THE REQUEST:
With the images removed, repeat the data below exactly.

-- Start --

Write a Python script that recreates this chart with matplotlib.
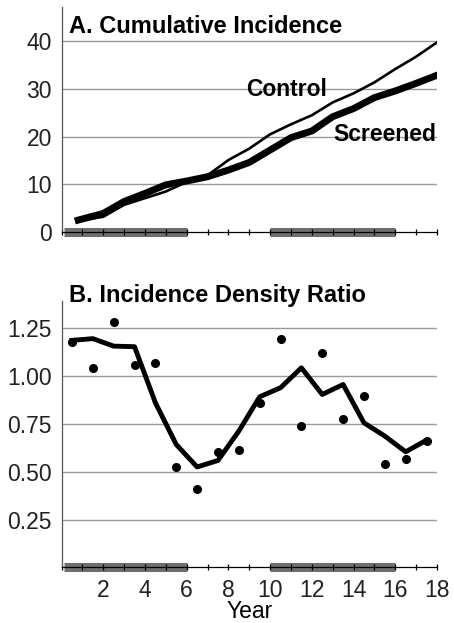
import matplotlib
matplotlib.use("Agg")
import matplotlib.pyplot as plt
import numpy as np

plt.rcParams['font.family'] = ['Liberation Sans', 'DejaVu Sans']

# A. cumulative incidence (per year)
cum_years = [0.8, 2, 3, 4, 5, 6, 7, 8, 9, 10, 11, 12, 13, 14, 15, 16, 17, 18]
screened = [2.5, 3.9, 6.4, 8.1, 9.9, 10.7, 11.6, 13.0, 14.6, 17.2, 19.8, 21.2,
            24.2, 25.9, 28.2, 29.6, 31.2, 32.9]
control = [2.3, 3.2, 5.7, 7.1, 8.5, 10.5, 11.9, 15.1, 17.5, 20.5, 22.6, 24.5,
           27.2, 29.1, 31.4, 34.2, 36.8, 39.8]

# B. incidence density ratio
idr_years = [0.5, 1.5, 2.5, 3.5, 4.5, 5.5, 6.5, 7.5, 8.5, 9.5, 10.5, 11.5,
             12.5, 13.5, 14.5, 15.5, 16.5, 17.5]
idr_points = [1.175, 1.038, 1.279, 1.057, 1.067, 0.523, 0.411, 0.601, 0.615,
              0.860, 1.193, 0.737, 1.120, 0.775, 0.893, 0.542, 0.563, 0.658]
idr_smooth = [1.184, 1.193, 1.154, 1.151, 0.859, 0.641, 0.524, 0.558, 0.711,
              0.890, 0.937, 1.041, 0.902, 0.954, 0.754, 0.685, 0.603, 0.664]

screen_periods = [(0.1, 6), (10, 16)]

fig = plt.figure(figsize=(4.54, 6.23), dpi=100)
axA = fig.add_axes([0.1355, 0.6276, 0.827, 0.361])
axB = fig.add_axes([0.1355, 0.0891, 0.827, 0.428])

grid_col = '#9a9a9a'
band_col = '#6f6f6f'
fs = 16.5


def style(ax, ymax, yticks, ylabels, xlabels):
    ax.set_xlim(0, 18)
    ax.set_ylim(0, ymax)
    for s in ['top', 'right']:
        ax.spines[s].set_visible(False)
    ax.spines['left'].set_color('#555555')
    ax.spines['left'].set_linewidth(0.9)
    ax.spines['bottom'].set_color('black')
    ax.spines['bottom'].set_linewidth(0.9)
    ax.set_yticks(yticks)
    ax.set_yticklabels(ylabels, fontsize=fs, color='#222222')
    ax.tick_params(axis='y', length=0, pad=7)
    ax.set_xticks(range(0, 19))
    ax.set_xticklabels(xlabels, fontsize=fs, color='#222222')
    ax.tick_params(axis='x', direction='inout', length=5, width=0.9, pad=6)
    for v in yticks:
        if v > 0:
            ax.axhline(v, color=grid_col, lw=1.0, zorder=0.5)
    for a, b in screen_periods:
        ax.hlines(0, a, b, colors=band_col, lw=6.5, zorder=1, clip_on=False)


# panel A
style(axA, 47.2, [0, 10, 20, 30, 40], ['0', '10', '20', '30', '40'],
      [''] * 19)
axA.plot(cum_years, control, color='black', lw=1.9, zorder=3,
         solid_joinstyle='round')
axA.plot(cum_years, screened, color='black', lw=5, zorder=3,
         solid_joinstyle='round')
axA.text(0.02, 0.915, 'A. Cumulative Incidence', transform=axA.transAxes,
         fontsize=17, fontweight='bold', ha='left', va='center')
axA.text(10.8, 30.0, 'Control', fontsize=16.5, fontweight='bold',
         ha='center', va='center')
axA.text(15.5, 20.5, 'Screened', fontsize=16.5, fontweight='bold',
         ha='center', va='center')

# panel B
xl = [''] * 19
for i in range(2, 19, 2):
    xl[i] = str(i)
style(axB, 1.39, [0.25, 0.5, 0.75, 1.0, 1.25],
      ['0.25', '0.50', '0.75', '1.00', '1.25'], xl)
axB.plot(idr_years, idr_smooth, color='black', lw=3.5, zorder=3,
         solid_joinstyle='round')
axB.plot(idr_years, idr_points, 'o', color='black', ms=5.5, zorder=4,
         clip_on=False)
axB.text(0.02, 1.02, 'B. Incidence Density Ratio', transform=axB.transAxes,
         fontsize=17, fontweight='bold', ha='left', va='center')
axB.set_xlabel('Year', fontsize=fs, labelpad=-2)

plt.savefig('out.png', dpi=100)
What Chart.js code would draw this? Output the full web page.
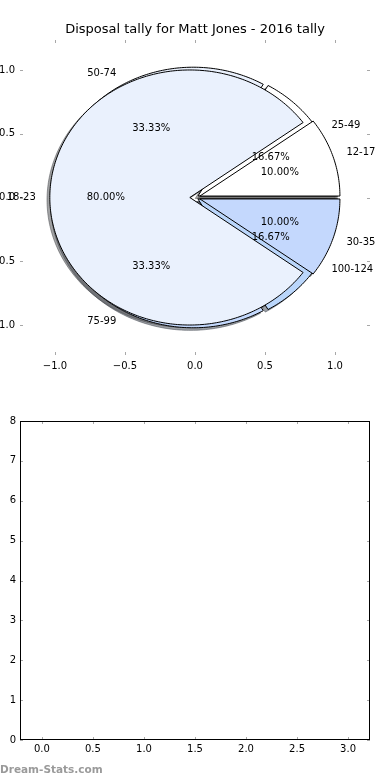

-- End --

CORRECT OUTPUT:
Write a Python script that recreates this chart with matplotlib.
import matplotlib
matplotlib.use("Agg")
import matplotlib.pyplot as plt
import numpy as np

plt.rcParams['font.family'] = ['Liberation Sans', 'DejaVu Sans']

# A. cumulative incidence (per year)
cum_years = [0.8, 2, 3, 4, 5, 6, 7, 8, 9, 10, 11, 12, 13, 14, 15, 16, 17, 18]
screened = [2.5, 3.9, 6.4, 8.1, 9.9, 10.7, 11.6, 13.0, 14.6, 17.2, 19.8, 21.2,
            24.2, 25.9, 28.2, 29.6, 31.2, 32.9]
control = [2.3, 3.2, 5.7, 7.1, 8.5, 10.5, 11.9, 15.1, 17.5, 20.5, 22.6, 24.5,
           27.2, 29.1, 31.4, 34.2, 36.8, 39.8]

# B. incidence density ratio
idr_years = [0.5, 1.5, 2.5, 3.5, 4.5, 5.5, 6.5, 7.5, 8.5, 9.5, 10.5, 11.5,
             12.5, 13.5, 14.5, 15.5, 16.5, 17.5]
idr_points = [1.175, 1.038, 1.279, 1.057, 1.067, 0.523, 0.411, 0.601, 0.615,
              0.860, 1.193, 0.737, 1.120, 0.775, 0.893, 0.542, 0.563, 0.658]
idr_smooth = [1.184, 1.193, 1.154, 1.151, 0.859, 0.641, 0.524, 0.558, 0.711,
              0.890, 0.937, 1.041, 0.902, 0.954, 0.754, 0.685, 0.603, 0.664]

screen_periods = [(0.1, 6), (10, 16)]

fig = plt.figure(figsize=(4.54, 6.23), dpi=100)
axA = fig.add_axes([0.1355, 0.6276, 0.827, 0.361])
axB = fig.add_axes([0.1355, 0.0891, 0.827, 0.428])

grid_col = '#9a9a9a'
band_col = '#6f6f6f'
fs = 16.5


def style(ax, ymax, yticks, ylabels, xlabels):
    ax.set_xlim(0, 18)
    ax.set_ylim(0, ymax)
    for s in ['top', 'right']:
        ax.spines[s].set_visible(False)
    ax.spines['left'].set_color('#555555')
    ax.spines['left'].set_linewidth(0.9)
    ax.spines['bottom'].set_color('black')
    ax.spines['bottom'].set_linewidth(0.9)
    ax.set_yticks(yticks)
    ax.set_yticklabels(ylabels, fontsize=fs, color='#222222')
    ax.tick_params(axis='y', length=0, pad=7)
    ax.set_xticks(range(0, 19))
    ax.set_xticklabels(xlabels, fontsize=fs, color='#222222')
    ax.tick_params(axis='x', direction='inout', length=5, width=0.9, pad=6)
    for v in yticks:
        if v > 0:
            ax.axhline(v, color=grid_col, lw=1.0, zorder=0.5)
    for a, b in screen_periods:
        ax.hlines(0, a, b, colors=band_col, lw=6.5, zorder=1, clip_on=False)


# panel A
style(axA, 47.2, [0, 10, 20, 30, 40], ['0', '10', '20', '30', '40'],
      [''] * 19)
axA.plot(cum_years, control, color='black', lw=1.9, zorder=3,
         solid_joinstyle='round')
axA.plot(cum_years, screened, color='black', lw=5, zorder=3,
         solid_joinstyle='round')
axA.text(0.02, 0.915, 'A. Cumulative Incidence', transform=axA.transAxes,
         fontsize=17, fontweight='bold', ha='left', va='center')
axA.text(10.8, 30.0, 'Control', fontsize=16.5, fontweight='bold',
         ha='center', va='center')
axA.text(15.5, 20.5, 'Screened', fontsize=16.5, fontweight='bold',
         ha='center', va='center')

# panel B
xl = [''] * 19
for i in range(2, 19, 2):
    xl[i] = str(i)
style(axB, 1.39, [0.25, 0.5, 0.75, 1.0, 1.25],
      ['0.25', '0.50', '0.75', '1.00', '1.25'], xl)
axB.plot(idr_years, idr_smooth, color='black', lw=3.5, zorder=3,
         solid_joinstyle='round')
axB.plot(idr_years, idr_points, 'o', color='black', ms=5.5, zorder=4,
         clip_on=False)
axB.text(0.02, 1.02, 'B. Incidence Density Ratio', transform=axB.transAxes,
         fontsize=17, fontweight='bold', ha='left', va='center')
axB.set_xlabel('Year', fontsize=fs, labelpad=-2)

plt.savefig('out.png', dpi=100)
What Chart.js code would draw this? Output the full web page.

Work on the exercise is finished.